First, operators: Since there are so few, I would
expect most UI's to implement all of them. However,
I know for at fact that not all repositories (as opposed 
to UI's) implement contains. So, it is in fact an obvious 
benefit to provide this information -- the UI can grey 
out or leave out the operators, e.g., contains, that 
are not implemented in a particular repository.

Second, properties: It is most definitely a
benefit to provide the properties that are
supported, have the UI display them, and have the UI
allow the user to select only the supported properties
with the mouse. Look at any of the query UI's that my
company or a lot of other companies ship.
It's sort of de facto standard approach to query UI's
on higher end systems, and for good reasons.

Alan Babich

-----Original Message-----
From: Jim Whitehead [mailto:ejw@ics.uci.edu]
Sent: Thursday, June 24, 1999 5:02 PM
To: 'DASL'
Subject: RE: JW10: QSD usage



> I would have thought that the use of QSD is too obvious to explain.
> The client UI could offer pulldowns for properties, operators, etc.
> if QSD provided such information. Pulldowns could be used to
> preclude typing and spelling errors, etc.

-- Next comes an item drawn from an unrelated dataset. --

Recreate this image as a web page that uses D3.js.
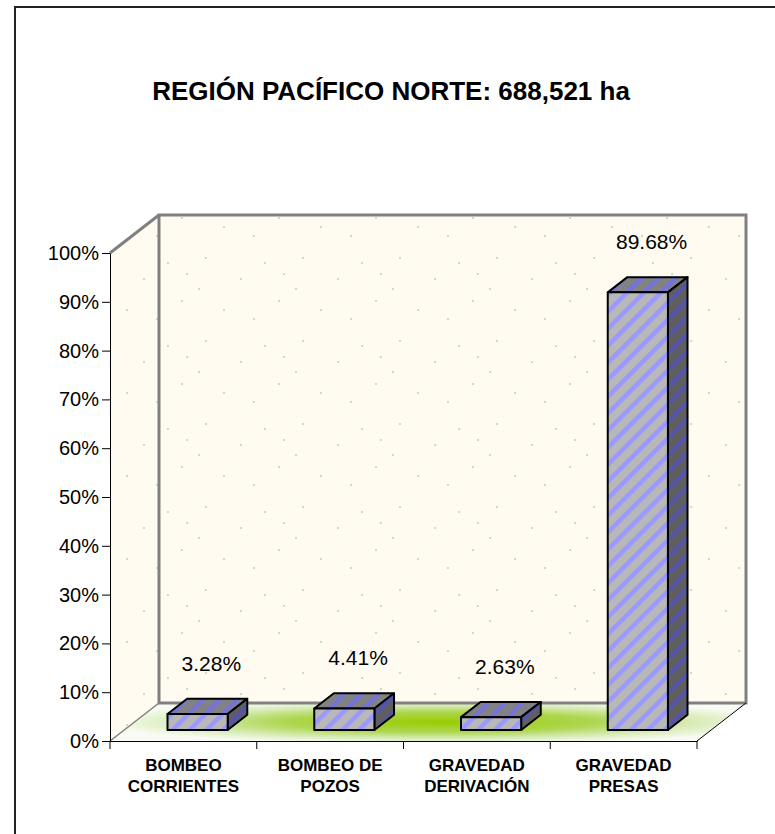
<!DOCTYPE html>
<html>
<head>
<meta charset="utf-8">
<script src="https://cdn.jsdelivr.net/npm/d3@7"></script>
<style>
body { margin: 0; background: #fff; }
text { font-family: Arial, "Liberation Sans", sans-serif; }
</style>
</head>
<body>
<script>
const svgWidth = 775
const svgHeight = 834

const title = "REGIÓN PACÍFICO NORTE: 688,521 ha"
const categories = ["BOMBEO CORRIENTES", "BOMBEO DE POZOS", "GRAVEDAD DERIVACIÓN", "GRAVEDAD PRESAS"]
const catLines = [["BOMBEO", "CORRIENTES"], ["BOMBEO DE", "POZOS"], ["GRAVEDAD", "DERIVACIÓN"], ["GRAVEDAD", "PRESAS"]]
const values = [3.28, 4.41, 2.63, 89.68]
const yTicks = [0, 10, 20, 30, 40, 50, 60, 70, 80, 90, 100]

const plot = { left: 110, right: 697, top: 253, bottom: 741 }
const depth = { dx: 49, dy: -38 }
const barFront = 0.29
const barBack = 0.69

const svg = d3.select("body").append("svg")
    .attr("width", svgWidth)
    .attr("height", svgHeight)

const x = d3.scaleBand()
    .domain(categories)
    .range([plot.left, plot.right])

const y = d3.scaleLinear()
    .domain([0, 100])
    .range([plot.bottom, plot.top])

const defs = svg.append("defs")

// striped fills for the bar faces
function stripes(id, base, stripe) {
    const p = defs.append("pattern")
        .attr("id", id)
        .attr("patternUnits", "userSpaceOnUse")
        .attr("width", 12)
        .attr("height", 12)
        .attr("patternTransform", "rotate(45)")
    p.append("rect").attr("width", 12).attr("height", 12).attr("fill", base)
    p.append("rect").attr("width", 4.5).attr("height", 12).attr("fill", stripe)
}
stripes("front", "#B8B8B8", "#9999FF")
stripes("top", "#828282", "#7474D6")
stripes("side", "#5F5F5F", "#5555A8")

// speckled wall
const dots = defs.append("pattern")
    .attr("id", "wall")
    .attr("patternUnits", "userSpaceOnUse")
    .attr("width", 97)
    .attr("height", 83)
dots.append("rect").attr("width", 97).attr("height", 83).attr("fill", "#FFFBF0")
;[[12, 9], [47, 30], [71, 14], [30, 61], [85, 52], [60, 70], [5, 40], [90, 25]].forEach(d => {
    dots.append("circle").attr("cx", d[0]).attr("cy", d[1]).attr("r", 1).attr("fill", "#B2D6BE")
})

const floorGrad = defs.append("radialGradient")
    .attr("id", "floor")
    .attr("gradientUnits", "userSpaceOnUse")
    .attr("cx", 440).attr("cy", 722).attr("r", 340)
    .attr("gradientTransform", "translate(440,722) scale(1,0.065) translate(-440,-722)")
floorGrad.append("stop").attr("offset", "0%").attr("stop-color", "#99CC00")
floorGrad.append("stop").attr("offset", "45%").attr("stop-color", "#AED650")
floorGrad.append("stop").attr("offset", "75%").attr("stop-color", "#D8ECB8")
floorGrad.append("stop").attr("offset", "100%").attr("stop-color", "#F8FBF3")

const pt = (px, py, f) => [px + depth.dx * f, py + depth.dy * f]
const poly = pts => pts.map(p => p.join(",")).join(" ")

// floor
const floorPts = poly([[plot.left, plot.bottom], [plot.right, plot.bottom], pt(plot.right, plot.bottom, 1), pt(plot.left, plot.bottom, 1)])
svg.append("polygon").attr("points", floorPts).attr("fill", "#F8FBF3")
svg.append("polygon").attr("points", floorPts).attr("fill", "url(#floor)")

// side wall and back wall
svg.append("polygon")
    .attr("points", poly([[plot.left, plot.top], pt(plot.left, plot.top, 1), pt(plot.left, plot.bottom, 1), [plot.left, plot.bottom]]))
    .attr("fill", "url(#wall)")
svg.append("rect")
    .attr("x", plot.left + depth.dx)
    .attr("y", plot.top + depth.dy)
    .attr("width", plot.right - plot.left)
    .attr("height", plot.bottom - plot.top)
    .attr("fill", "url(#wall)")
    .attr("stroke", "#808080")
    .attr("stroke-width", 3)

svg.append("path")
    .attr("d", `M${plot.left},${plot.top}L${pt(plot.left, plot.top, 1)}`)
    .attr("stroke", "#808080").attr("stroke-width", 3)
svg.append("path")
    .attr("d", `M${plot.left},${plot.bottom}L${pt(plot.left, plot.bottom, 1)}`)
    .attr("stroke", "#808080").attr("stroke-width", 1.5)
svg.append("path")
    .attr("d", `M${plot.right},${plot.bottom}L${pt(plot.right, plot.bottom, 1)}`)
    .attr("stroke", "#000").attr("stroke-width", 1)

// bars
const barW = x.bandwidth() * 0.41
const bars = svg.append("g")
    .selectAll("g")
    .data(values)
    .join("g")

bars.each(function (v, i) {
    const g = d3.select(this)
    const x0 = x(categories[i]) + (x.bandwidth() - barW) / 2
    const x1 = x0 + barW
    const [fx0, fyb] = pt(x0, y(0), barFront)
    const [fx1, fyt] = pt(x1, y(v), barFront)
    const d = barBack - barFront
    const off = [depth.dx * d, depth.dy * d]
    g.append("polygon")
        .attr("points", poly([[fx0, fyt], [fx1, fyt], [fx1 + off[0], fyt + off[1]], [fx0 + off[0], fyt + off[1]]]))
        .attr("fill", "url(#top)")
    g.append("polygon")
        .attr("points", poly([[fx1, fyt], [fx1 + off[0], fyt + off[1]], [fx1 + off[0], fyb + off[1]], [fx1, fyb]]))
        .attr("fill", "url(#side)")
    g.append("rect")
        .attr("x", fx0).attr("y", fyt)
        .attr("width", fx1 - fx0).attr("height", fyb - fyt)
        .attr("fill", "url(#front)")
    g.selectAll("polygon, rect")
        .attr("stroke", "#000")
        .attr("stroke-width", 2)
        .attr("stroke-linejoin", "round")

    g.append("text")
        .attr("x", x(categories[i]) + x.bandwidth() / 2 + 28)
        .attr("y", fyt + off[1] - 28)
        .attr("text-anchor", "middle")
        .attr("font-size", 21)
        .text(v.toFixed(2) + "%")
})

// y axis
const yAxis = d3.axisLeft(y)
    .tickValues(yTicks)
    .tickFormat(d => d + "%")
    .tickSize(8)
    .tickPadding(3)
    .tickSizeOuter(0)
const yG = svg.append("g")
    .attr("transform", `translate(${plot.left},0)`)
    .call(yAxis)
yG.selectAll("text").attr("font-size", 20).attr("fill", "#000")
    .attr("font-family", "Arial, 'Liberation Sans', sans-serif")
yG.selectAll("line, path").attr("stroke", "#000")

// x axis
const xAxis = d3.axisBottom(x)
    .tickSize(8)
    .tickSizeOuter(0)
    .tickFormat("")
const xG = svg.append("g")
    .attr("transform", `translate(0,${plot.bottom})`)
    .call(xAxis)
xG.selectAll(".tick line").attr("transform", `translate(${-x.bandwidth() / 2},0)`)
xG.append("line")
    .attr("x1", plot.right).attr("x2", plot.right)
    .attr("y1", 0).attr("y2", 8)
    .attr("stroke", "#000")
xG.selectAll("line, path").attr("stroke", "#000")

const catLabels = svg.append("g")
    .selectAll("text")
    .data(categories)
    .join("text")
    .attr("x", d => x(d) + x.bandwidth() / 2)
    .attr("y", 771)
    .attr("text-anchor", "middle")
    .attr("font-size", 17)
    .attr("font-weight", "bold")
catLabels.each(function (d, i) {
    d3.select(this).selectAll("tspan")
        .data(catLines[i])
        .join("tspan")
        .attr("x", x(d) + x.bandwidth() / 2)
        .attr("dy", (t, j) => j === 0 ? 0 : 21)
        .text(t => t)
})

// title
svg.append("text")
    .attr("x", 391)
    .attr("y", 100)
    .attr("text-anchor", "middle")
    .attr("font-size", 26)
    .attr("font-weight", "bold")
    .text(title)

// outer frame
svg.append("path")
    .attr("d", `M15,${svgHeight}V7H${svgWidth}`)
    .attr("fill", "none")
    .attr("stroke", "#222")
    .attr("stroke-width", 2)
</script>
</body>
</html>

I don't buy this.  If I'm writing a client, do I really want to allow random
search operators into my user interface, where there will be an expectation
on the part of customers that I will provide customer support for operators
I never developed?  It seems more likely that I will only understand a
limited set of operators, and provide a user interface for just those
operators, ignoring all others that happen to be present.  In fact, in this
case I'm likely to never do QSD, instead just sticking to the base set of
operators supplied for a given schema.